:: Data lines ::
▼▼▼

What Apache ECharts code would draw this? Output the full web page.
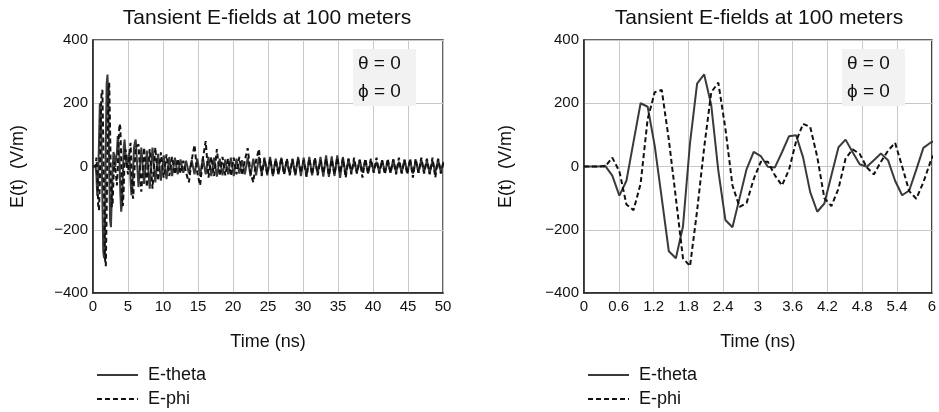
<!DOCTYPE html>
<html><head><meta charset="utf-8">
<script src="https://cdn.jsdelivr.net/npm/echarts@6/dist/echarts.min.js"></script>
<style>html,body{margin:0;padding:0;background:#fff}#c{width:939px;height:412px}</style>
</head><body><div id="c"></div>
<script>
const chartTitle = 'Tansient E-fields at 100 meters';
const yAxisName = 'E(t)  (V/m)';
const xAxisName = 'Time (ns)';
const seriesNames = ['E-theta', 'E-phi'];
const anglesText = ['θ = 0', 'ϕ = 0'];

// early samples (ns) shared by both panels
const timeNs = [0.000,0.122,0.244,0.366,0.488,0.610,0.732,0.854,0.976,1.098,
  1.220,1.341,1.463,1.585,1.707,1.829,1.951,2.073,2.195,2.317,
  2.439,2.561,2.683,2.805,2.927,3.049,3.171,3.293,3.415,3.537,
  3.659,3.780,3.902,4.024,4.146,4.268,4.390,4.512,4.634,4.756,
  4.878,5.000,5.122,5.244,5.366,5.488,5.610,5.732,5.854,5.976,6.098];
const eTheta = [0,0,0,2,-29,-92,-45,78,200,189,
  65,-100,-268,-290,-190,75,262,291,194,-13,
  -169,-192,-100,-8,46,33,-1,-3,45,96,
  99,28,-81,-143,-117,-28,61,85,45,7,
  -1,20,41,20,-45,-91,-76,-10,59,75,85];
const ePhi = [0,0,0,0,28,-15,-120,-138,-55,150,
  235,242,85,-100,-290,-315,-140,60,235,265,
  120,-60,-128,-115,-40,15,15,-28,-60,-10,
  80,135,125,30,-100,-125,-70,25,54,40,
  -3,-25,15,50,75,0,-78,-102,-50,15,60];

// late-time samples (ns) for the 0-50 ns panel
const tailTimeNs = [6.5,6.9,7.3,7.7,8.1,8.5,8.9,9.3,9.7,10.1,
  10.5,10.9,11.3,11.7,12.1,12.5,12.9,13.3,13.7,14.1,
  14.5,14.9,15.3,15.7,16.1,16.5,16.9,17.3,17.7,18.1,
  18.5,18.9,19.3,19.7,20.1,20.5,20.9,21.3,21.7,22.1,
  22.5,22.9,23.3,23.7,24.1,24.5,24.9,25.3,25.7,26.1,
  26.5,26.9,27.3,27.7,28.1,28.5,28.9,29.3,29.7,30.1,
  30.5,30.9,31.3,31.7,32.1,32.5,32.9,33.3,33.7,34.1,
  34.5,34.9,35.3,35.7,36.1,36.5,36.9,37.3,37.7,38.1,
  38.5,38.9,39.3,39.7,40.1,40.5,40.9,41.3,41.7,42.1,
  42.5,42.9,43.3,43.7,44.1,44.5,44.9,45.3,45.7,46.1,
  46.5,46.9,47.3,47.7,48.1,48.5,48.9,49.3,49.7,50.1];
const eThetaTail = [-65,60,-55,50,-70,60,-50,40,-45,35,
  -40,30,-30,28,-25,22,-20,18,-22,20,
  -25,25,-30,28,-25,30,-30,28,-32,25,
  -28,22,-25,28,-30,25,-22,20,-25,28,
  -30,25,-28,30,-25,25,-28,30,-30,25,
  -25,28,-22,20,-25,25,-28,30,-30,28,
  -32,30,-28,25,-25,30,-32,35,-33,32,
  -30,35,-36,30,-28,25,-20,18,-20,22,
  -18,20,-22,18,-15,15,-18,20,-18,15,
  -20,22,-18,15,-20,22,-18,20,-22,18,
  -20,22,-18,20,-22,18,-20,22,-18,15];
const ePhiTail = [70,-80,60,-65,55,-70,60,-45,45,-35,
  38,-30,30,-25,25,-22,18,-20,-50,20,
  68,-20,-60,25,80,-35,30,-30,55,-30,
  30,-28,25,-30,28,-25,30,-28,20,58,
  -20,-50,20,55,-30,28,-25,25,-28,22,
  -25,28,-25,25,-28,22,-25,25,-20,20,
  -32,25,-25,28,-28,20,-22,25,-28,22,
  -25,28,-20,25,-35,25,-25,28,-22,20,
  -35,25,-22,25,-20,28,-22,20,-25,25,
  -20,22,-25,28,-22,20,-25,25,-35,25,
  -20,28,-22,25,-25,28,-35,25,-22,20];

function pairs(t, v) { return t.map((x, i) => [x, v[i]]); }
const thetaShort = pairs(timeNs, eTheta);
const phiShort = pairs(timeNs, ePhi);
const thetaLong = thetaShort.concat(pairs(tailTimeNs, eThetaTail));
const phiLong = phiShort.concat(pairs(tailTimeNs, ePhiTail));

const FONT = 'Liberation Sans, Arial, sans-serif';
const minusFmt = v => v < 0 ? '\u2212' + Math.abs(v) : String(v);

function yAxis(gi, gap) {
  return {
    type: 'value', gridIndex: gi, min: -400, max: 400, interval: 200,
    name: yAxisName, nameLocation: 'middle', nameGap: gap, nameRotate: 90,
    nameTextStyle: { fontFamily: FONT, fontSize: 18, color: '#111' },
    axisLine: { show: true, lineStyle: { color: '#222', width: 1.5 } },
    axisTick: { show: false },
    axisLabel: { fontFamily: FONT, fontSize: 15, color: '#111', margin: 5, formatter: minusFmt },
    splitLine: { show: true, lineStyle: { color: '#c8c8c8', width: 1 } }
  };
}
function xAxis(gi, max, interval) {
  return {
    type: 'value', gridIndex: gi, min: 0, max: max, interval: interval,
    name: xAxisName, nameLocation: 'middle', nameGap: 40,
    nameTextStyle: { fontFamily: FONT, fontSize: 18, color: '#111' },
    axisLine: { show: true, onZero: false, lineStyle: { color: '#222', width: 1.5 } },
    axisTick: { show: false },
    axisLabel: { fontFamily: FONT, fontSize: 15, color: '#111', margin: 6,
      formatter: v => String(Math.round(v * 10) / 10) },
    splitLine: { show: true, lineStyle: { color: '#c8c8c8', width: 1 } }
  };
}
function lineSeries(name, gi, data, dashed) {
  return {
    name: name, type: 'line', xAxisIndex: gi, yAxisIndex: gi, data: data,
    showSymbol: false, symbol: 'none', animation: false,
    lineStyle: dashed ? { color: '#111', width: 2, type: [5, 3] } : { color: '#3a3a3a', width: 2 },
    itemStyle: { color: dashed ? '#111' : '#3a3a3a' }
  };
}
function angleBox(x) {
  return [
    { type: 'rect', left: x, top: 49, shape: { width: 63, height: 57 }, style: { fill: '#f2f2f2' }, z: 10 },
    { type: 'text', x: x + 5, y: 64, style: { text: anglesText[0], font: '19px ' + FONT, fill: '#111', verticalAlign: 'middle' }, z: 11 },
    { type: 'text', x: x + 5, y: 92, style: { text: anglesText[1], font: '19px ' + FONT, fill: '#111', verticalAlign: 'middle' }, z: 11 }
  ];
}
function legend(left) {
  return {
    data: seriesNames, orient: 'vertical', left: left, top: 366, padding: 0,
    itemWidth: 41, itemHeight: 14, itemGap: 6, selectedMode: false,
    itemStyle: { opacity: 0 },
    textStyle: { fontFamily: FONT, fontSize: 18, color: '#111', padding: [0, 0, 0, 5] }
  };
}

const chart = echarts.init(document.getElementById('c'));
chart.setOption({
  backgroundColor: '#fff',
  animation: false,
  grid: [
    { left: 93, right: 496, top: 40, bottom: 119, show: true, borderColor: '#333', borderWidth: 1.5 },
    { left: 584, right: 5, top: 40, bottom: 119, show: true, borderColor: '#333', borderWidth: 1.5 }
  ],
  xAxis: [xAxis(0, 50, 5), xAxis(1, 6, 0.6)],
  yAxis: [yAxis(0, 66), yAxis(1, 69)],
  legend: [legend(96), legend(587)],
  series: [
    lineSeries(seriesNames[0], 0, thetaLong, false),
    lineSeries(seriesNames[1], 0, phiLong, true),
    lineSeries(seriesNames[0], 1, thetaShort, false),
    lineSeries(seriesNames[1], 1, phiShort, true)
  ],
  graphic: [
    { type: 'text', x: 267, y: 18, style: { text: chartTitle, font: '21px ' + FONT, fill: '#111', align: 'center', verticalAlign: 'middle' } },
    { type: 'text', x: 759, y: 18, style: { text: chartTitle, font: '21px ' + FONT, fill: '#111', align: 'center', verticalAlign: 'middle' } }
  ].concat(angleBox(353), angleBox(842))
});
</script></body></html>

▲▲▲

:: Work to complete ::
Emit the lines of the material exactly, from its first line to the line containing "const anglesText = ['θ = 0', 'ϕ = 0'];", inclusive; leave every picture out.

:: Answer to this problem ::
What Apache ECharts code would draw this? Output the full web page.
<!DOCTYPE html>
<html><head><meta charset="utf-8">
<script src="https://cdn.jsdelivr.net/npm/echarts@6/dist/echarts.min.js"></script>
<style>html,body{margin:0;padding:0;background:#fff}#c{width:939px;height:412px}</style>
</head><body><div id="c"></div>
<script>
const chartTitle = 'Tansient E-fields at 100 meters';
const yAxisName = 'E(t)  (V/m)';
const xAxisName = 'Time (ns)';
const seriesNames = ['E-theta', 'E-phi'];
const anglesText = ['θ = 0', 'ϕ = 0'];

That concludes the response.